Analyzing Clustered Latent Dirichlet Allocation (CLDA)
Christopher Gropp is a research assistant and Masters student in Computer Science at Clemson University. The aim of this project was to analyse the impact of computing resources on research output. Dynamic Topic Models (DTM) are typically used to extract time-variant information from a collection of documents but this is usually a slow process taking days to process around half a million records. This performance hit becomes prohibitive on Big Data so they decided to look at technologies that would allow them to gather topics across long time periods without sacrificing performance.

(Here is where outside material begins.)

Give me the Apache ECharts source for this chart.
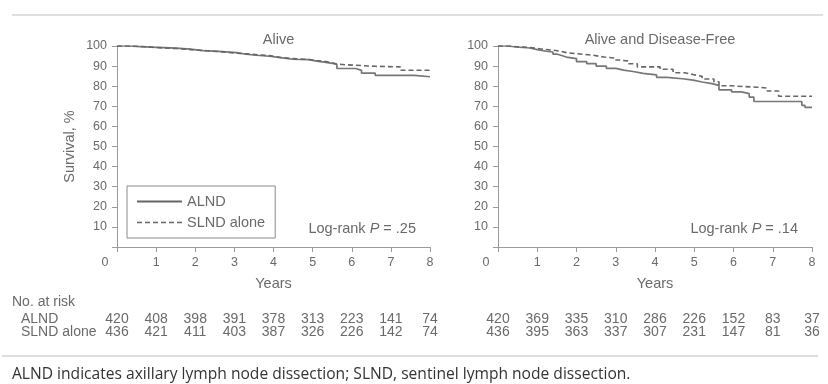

This project began in 2015 using HPCC Systems and a working prototype was produced early in 2016. It is now a fully realised system used in their research. Christopher wanted to see how topics (both their key words and proportional size in all documents) change over time. It was discovered that using CLDA, they could process datasets (generating a broadly comparable output) that would take weeks using DTM, in minutes using CLDA. For example, the first test results showed DTM took 58 hours to process what CLDA could process is 12 minutes using nearly identical resources. Moreover, but using more cores (480 specifically) he was able to process a much larger dataset in 20 minutes using CLDA which would have taken 29 weeks for DTM to process.
Many of the components used for CLDA were readily available in the HPCC Systems Machine Learning Library. Others are under active development, which means that when they are complete, they can be easily combined to produce a fast and powerful text analysis method for HPCC Systems.

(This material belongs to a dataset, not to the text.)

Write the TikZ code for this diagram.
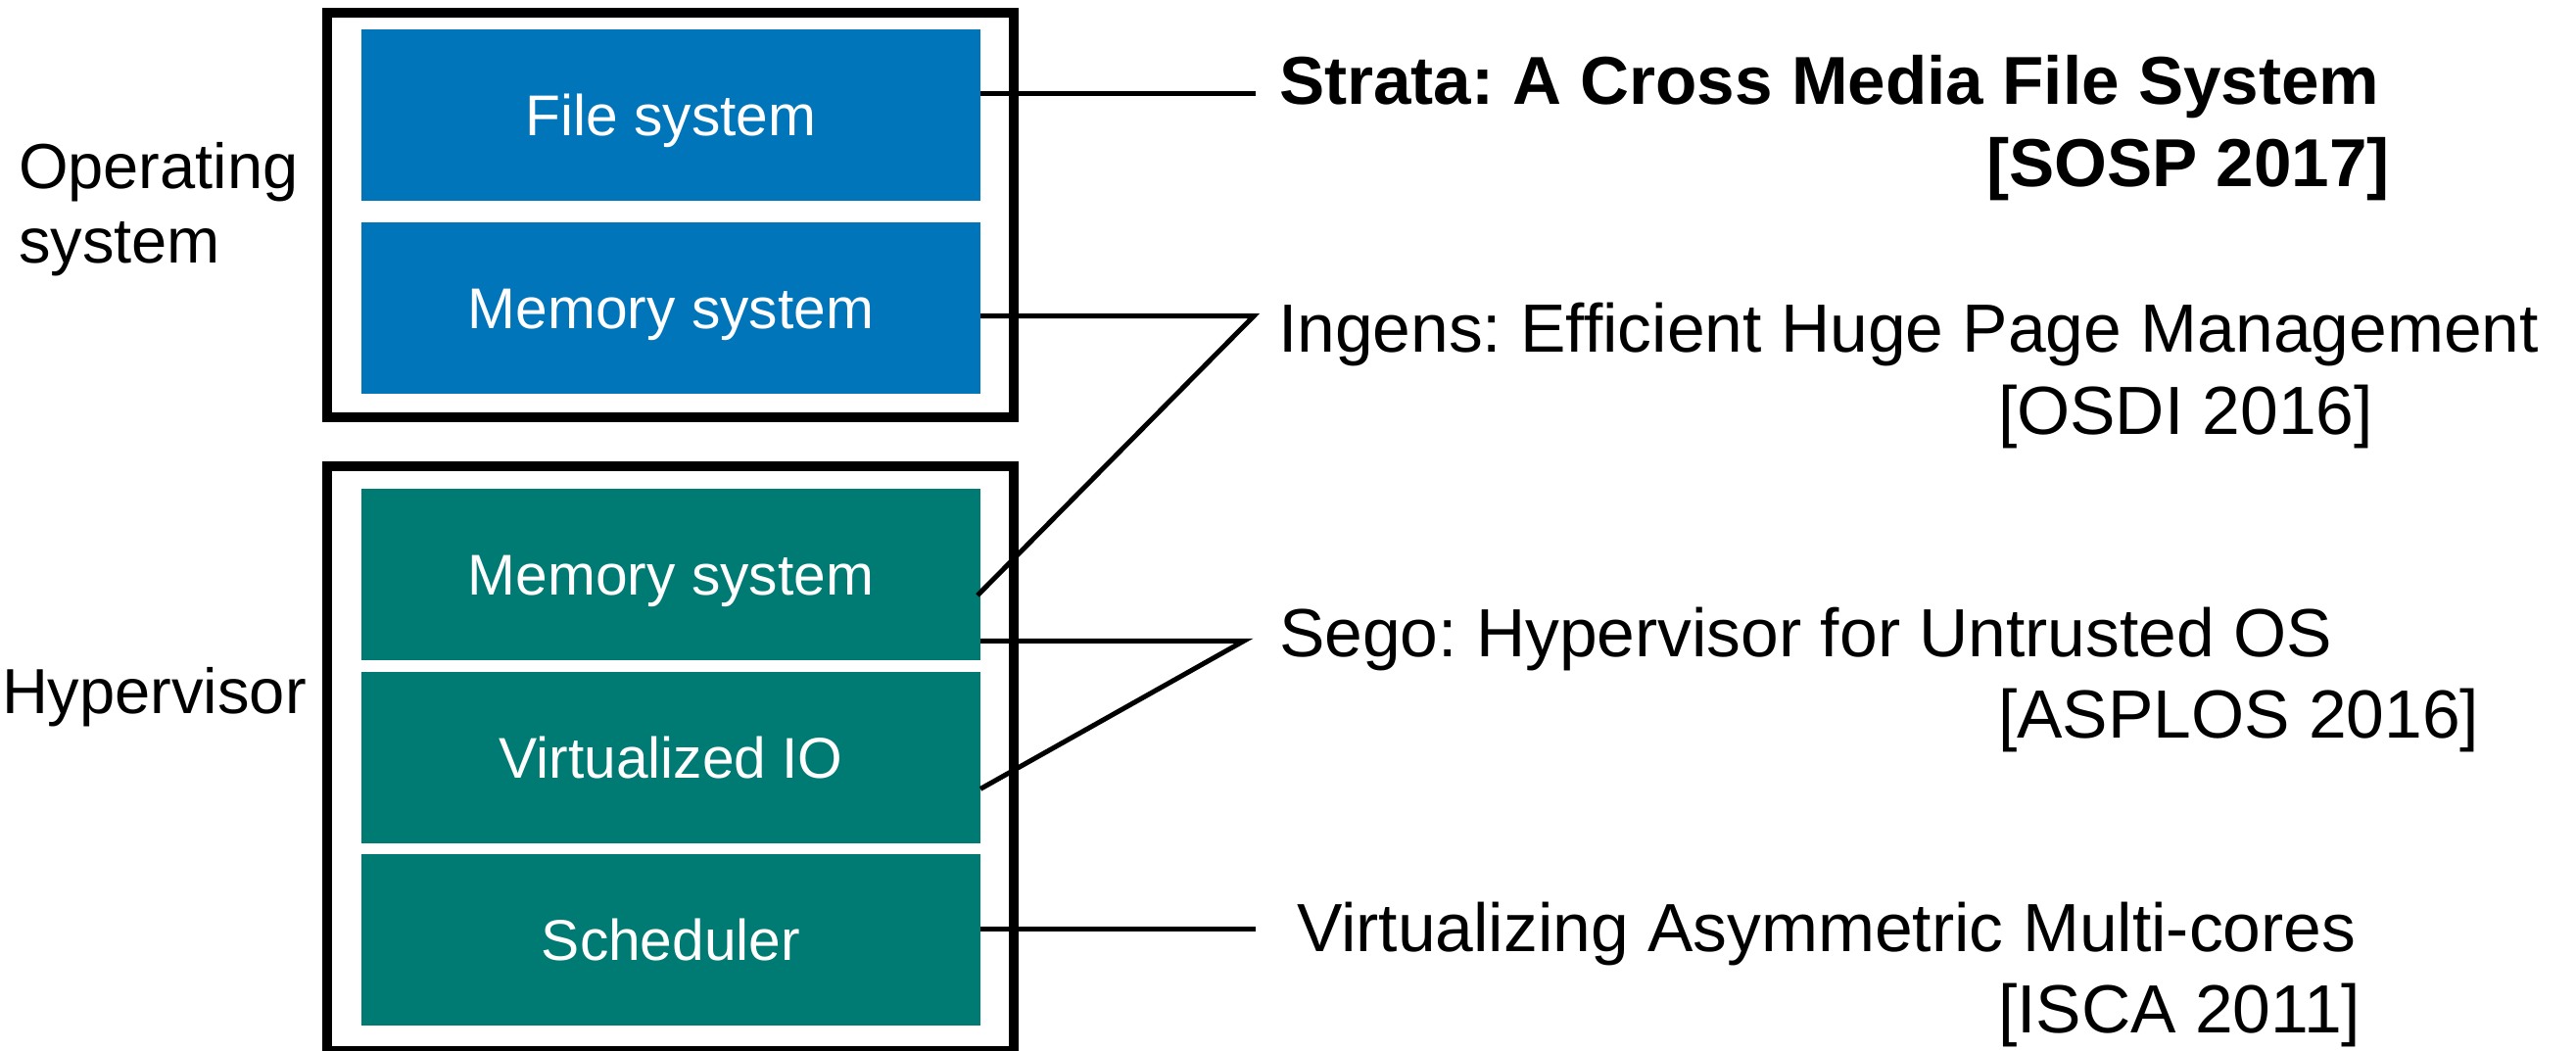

Work is still underway on this project to improve the metrics used to evaluate the quality of the topic models. Christopher is working on developing more rigorous tests to properly evaluate the output of CLDA and other models. The aim is to provide the text analysis community with a testing framework for quantitatively determining the effectiveness of their methods, and how various methods compare to one another.
Christopher's poster presentation entered into our competition held on Community Day at the HPCC Systems Engineering Summit in 2016.